Vodafone has also set up a number of initiatives to attract a wider pool of candidates.

First there’s the Future Jobs Finder, which offers young people a way to gain new skills and employment in tech.

Vodafone’s #CodeLikeAGirl programme encourages girls to get involved in STEM subjects, reaching over 3,000 around the world.

Meanwhile the UK digital creators challenge, run by Vodafone, Teach First, Hopscotch and Apps for Good, invites young people to work together to design apps to improve their local communities.

Coding Tomorrow in Turkey is one of a number of Vodafone’s projects in different markets. To help tackle the digital divide in the country, a truck drives to rural areas giving children aged 7-14 free training in coding and robotics.

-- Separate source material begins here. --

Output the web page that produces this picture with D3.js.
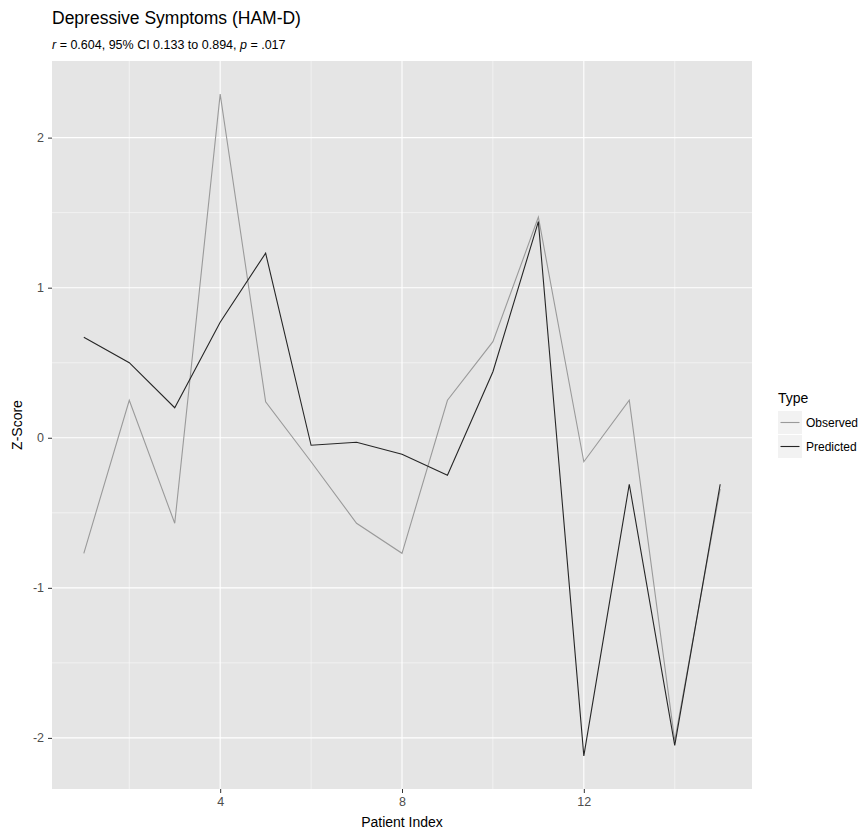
<!DOCTYPE html>
<html>
<head>
<meta charset="utf-8">
<script src="https://cdn.jsdelivr.net/npm/d3@7"></script>
<style>
  html, body { margin: 0; padding: 0; background: #ffffff; }
  svg { display: block; font-family: "Liberation Sans", Arial, sans-serif; }
</style>
</head>
<body>
<svg id="chart" width="865" height="833"></svg>
<script>
const patientIndex = [1, 2, 3, 4, 5, 6, 7, 8, 9, 10, 11, 12, 13, 14, 15];
const observed  = [-0.77, 0.25, -0.57, 2.29, 0.24, -0.16, -0.57, -0.77, 0.25, 0.64, 1.47, -0.16, 0.25, -2.02, -0.34];
const predicted = [0.67, 0.50, 0.20, 0.77, 1.23, -0.05, -0.03, -0.11, -0.25, 0.44, 1.44, -2.12, -0.31, -2.05, -0.31];
const seriesNames = ["Observed", "Predicted"];
const seriesColors = ["#9a9a9a", "#262626"];
const xTicks = [4, 8, 12];
const xMinor = [2, 6, 10, 14];
const yTicks = [-2, -1, 0, 1, 2];
const yMinor = [-1.5, -0.5, 0.5, 1.5];
const titleText = "Depressive Symptoms (HAM-D)";
const xLabel = "Patient Index";
const yLabel = "Z-Score";
const legendTitle = "Type";

const svg = d3.select("#chart");
const panel = { left: 52, right: 752, top: 61, bottom: 789 };

function expand(ext) {
  const r = ext[1] - ext[0];
  return [ext[0] - 0.05 * r, ext[1] + 0.05 * r];
}
const x = d3.scaleLinear().domain(expand(d3.extent(patientIndex))).range([panel.left, panel.right]);
const allY = observed.concat(predicted);
const y = d3.scaleLinear().domain(expand(d3.extent(allY))).range([panel.bottom, panel.top]);

// panel background
svg.append("rect")
  .attr("x", panel.left).attr("y", panel.top)
  .attr("width", panel.right - panel.left).attr("height", panel.bottom - panel.top)
  .attr("fill", "#e5e5e5");

const grid = svg.append("g");
// minor grid
grid.selectAll(".ym").data(yMinor).enter().append("line")
  .attr("x1", panel.left).attr("x2", panel.right)
  .attr("y1", d => y(d)).attr("y2", d => y(d))
  .attr("stroke", "#f7f7f7").attr("stroke-width", 0.7);
grid.selectAll(".xm").data(xMinor).enter().append("line")
  .attr("y1", panel.top).attr("y2", panel.bottom)
  .attr("x1", d => x(d)).attr("x2", d => x(d))
  .attr("stroke", "#f7f7f7").attr("stroke-width", 0.7);
// major grid
grid.selectAll(".yM").data(yTicks).enter().append("line")
  .attr("x1", panel.left).attr("x2", panel.right)
  .attr("y1", d => y(d)).attr("y2", d => y(d))
  .attr("stroke", "#ffffff").attr("stroke-width", 1.1);
grid.selectAll(".xM").data(xTicks).enter().append("line")
  .attr("y1", panel.top).attr("y2", panel.bottom)
  .attr("x1", d => x(d)).attr("x2", d => x(d))
  .attr("stroke", "#ffffff").attr("stroke-width", 1.1);

// axes
const xAxis = d3.axisBottom(x).tickValues(xTicks).tickSize(4).tickPadding(4).tickFormat(d3.format("d"));
const yAxis = d3.axisLeft(y).tickValues(yTicks).tickSize(4).tickPadding(4).tickFormat(d => d < 0 ? "-" + Math.abs(d) : String(d));

const gx = svg.append("g").attr("transform", `translate(0,${panel.bottom})`).call(xAxis);
const gy = svg.append("g").attr("transform", `translate(${panel.left},0)`).call(yAxis);
[gx, gy].forEach(g => {
  g.select(".domain").remove();
  g.selectAll(".tick line").attr("stroke", "#333333").attr("stroke-width", 1);
  g.selectAll(".tick text").attr("fill", "#4d4d4d").style("font-size", "12.5px")
    .style("font-family", "'Liberation Sans', Arial, sans-serif");
});

// lines
const series = [observed, predicted];
const line = d3.line().x((d, i) => x(patientIndex[i])).y(d => y(d));
series.forEach((s, k) => {
  svg.append("path")
    .datum(s)
    .attr("d", line)
    .attr("fill", "none")
    .attr("stroke", seriesColors[k])
    .attr("stroke-width", 1.1)
    .attr("stroke-linejoin", "miter");
});

// titles
svg.append("text").attr("x", panel.left).attr("y", 24)
  .style("font-size", "17.5px").attr("fill", "#000").text(titleText);

const sub = svg.append("text").attr("x", panel.left).attr("y", 49)
  .style("font-size", "12.5px").attr("fill", "#000");
sub.append("tspan").style("font-style", "italic").text("r");
sub.append("tspan").text(" = 0.604, 95% CI 0.133 to 0.894, ");
sub.append("tspan").style("font-style", "italic").text("p");
sub.append("tspan").text(" = .017");

svg.append("text").attr("x", (panel.left + panel.right) / 2).attr("y", 827)
  .attr("text-anchor", "middle").style("font-size", "14px").attr("fill", "#000").text(xLabel);

svg.append("text").attr("transform", `translate(22,${(panel.top + panel.bottom) / 2}) rotate(-90)`)
  .attr("text-anchor", "middle").style("font-size", "14px").attr("fill", "#000").text(yLabel);

// legend
const lg = svg.append("g").attr("transform", "translate(778,0)");
lg.append("text").attr("x", 0).attr("y", 403).style("font-size", "14px").attr("fill", "#000").text(legendTitle);
seriesNames.forEach((name, i) => {
  const ky = 411 + i * 24;
  lg.append("rect").attr("x", 0).attr("y", ky).attr("width", 24).attr("height", 23).attr("fill", "#f2f2f2");
  lg.append("line").attr("x1", 2.5).attr("x2", 21.5).attr("y1", ky + 11.5).attr("y2", ky + 11.5)
    .attr("stroke", seriesColors[i]).attr("stroke-width", 1.1);
  lg.append("text").attr("x", 28).attr("y", ky + 16).style("font-size", "12px").attr("fill", "#000").text(name);
});
</script>
</body>
</html>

Schemes like these are welcomed by young people in the industry.

Natalie, an electronic engineer who prefers to remain anonymous, says she missed out on a 2:1 at university and doesn’t want to tell employers about it because she worries it’ll hold her back.

“I’m the first in my family to go to uni. I was the only woman on my course and had to take time away from my studies to look after a dying family member,” she says.

“When I got a third I just wanted the world to eat me up.”

Natalie thinks lowering grade requirements will help companies to attract more people like her into the sector.


Richie McIlroy works at the Co-op as a front-end engineer after doing an apprenticeship. He didn’t go to university.

“What should be important is that you’re passionate and eager to learn,” he says.

“There are plenty of talented people I know who didn’t go onto higher education. Having a well balanced team is important because it allows people of all backgrounds and perhaps different cultures to work together and collaborate.”

James Jackson got a 2:2 in his degree and now works for a tech startup.

“Most companies wouldn’t have considered me for my current role [because of my 2:2], but now I’ve done it I’ve shown I’m capable,” he says.

“I definitely think [lowering academic entry requirements] would help from a diversity perspective and bring a wider variety of skills to the table. I think it’s great that companies are looking past your typical university graduate with a 2:1.”

For Annabelle Akintoye, her career at Vodafone is going well. She is currently working as a cyber-security specialist.

“I love my job. I didn’t think I would enjoy work as much as I do,” she says. “And I love working in tech because it’s always changing. No two days are the same.”

She’s proof employees can thrive, regardless of their academic grades.

“I’m very proud of the work I’ve done,” she says. “I think it would help if tech companies were more diverse.”